If you think about a pressure regulator mechanically it is often constructed as a membrane or disc beeing mechanically adjusted to lower or higher opening (eg. flow) and balanced mechanically as several forces together act under and over to balance the disc. The forces are a composite of mechanical forces (often comnined with springs) and pressure over and under pr. area unit times exposed area.

This will explain why mechanically regulation of opening can expose different areas, different actions of springs and different reactions on areas from flow/pressure conditions.
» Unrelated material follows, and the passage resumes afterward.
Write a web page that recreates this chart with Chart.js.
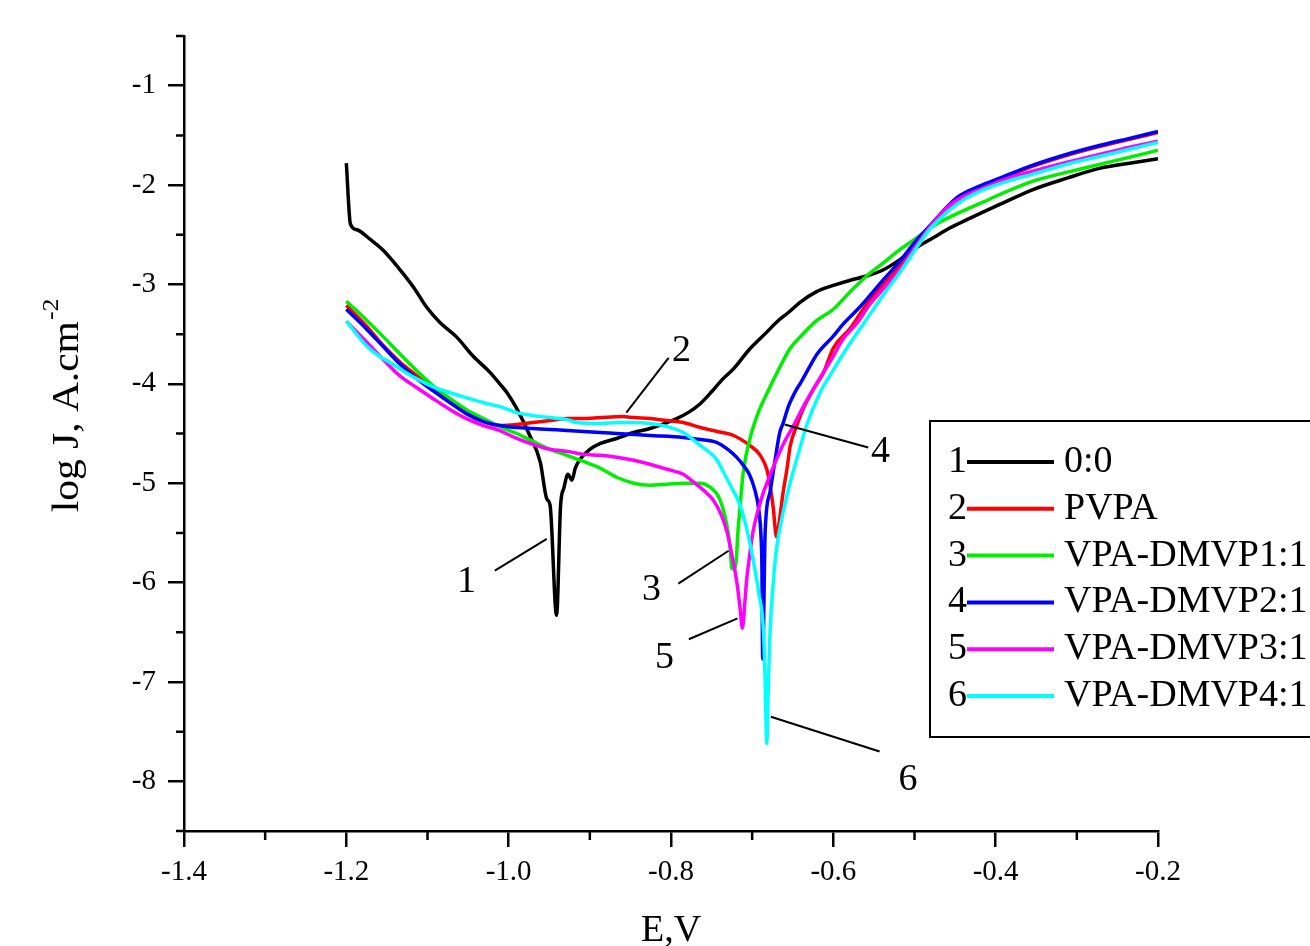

Any valve starting opening will at crack opening level give turbulent, even sometimes 'cavitation' conditions briefly, flow is impossible to measure accurately before the flow stabilizes until furter opening is given (often to one to three percent of full flow, depending of valve type).

Sometimes this is simplified in charts, and the laminar flow at say, 2 %, is shown as the 'true' value down to opening moment. This is of course not true, no valve will go from zero opening to accurate flow conditions instantly.

 
Well I don't really understand the behaviour of the valve festo VPPE. Here it's steady state pressure-flow rate chart.

Link

it seems he valve flow area increases with the pressure and it's suprising to me. In the pressure regulators I know the valve area is proportional to the pressure differential between the inlet and the outlet. In the valve datasheet it's written: "Pilot-actuated diaphragm regulator", is it the following kind of valve?



Thanks
 
What is the point of speculation? If you are curious why a valve curve looks a certain way, then look at the drawing for that specific valve. Design possibilities are infinite and some are really fascinating. That is why there are many manufacturers of pressure regulators. I am amazed by instrument grade regulators that contain pneumatic amplifiers and can regulate pressure to a fraction of an inch of water column.
 
Hi Compositepro,

I'm sorry for the delayed reply, I have found some useful information and it tooks a while to meditate about them. I'm trying to model a pneumatic pressure regulator in order to perform some simulations of a pneumatic system. I don't have to reproduce precisely all effects of a specific pressure regulator, but only the curve I find in the regulator datasheet. Here the flow rate - pressure curve of the pressure regulator I'm trying to model:



The thing I really don't understand is: Why the valve opening area decreases with increasing of the outlet pressure?
I supposed it was due to force pressure unbalance to the poppet, so I derived the poppet force balance equation in static condition and from my calculation the area have to decrease with increasing of the outlet pressure. Is there any other effect? I don't understand.

Here the valve technical drawing of the valve of before mentioned curves:


I admit I didn't understand so much the drawing: are the things I typed correct? What is the function of the ball valve? I believed its position set the valve opening area, but it seems the spring is not connected with the ball.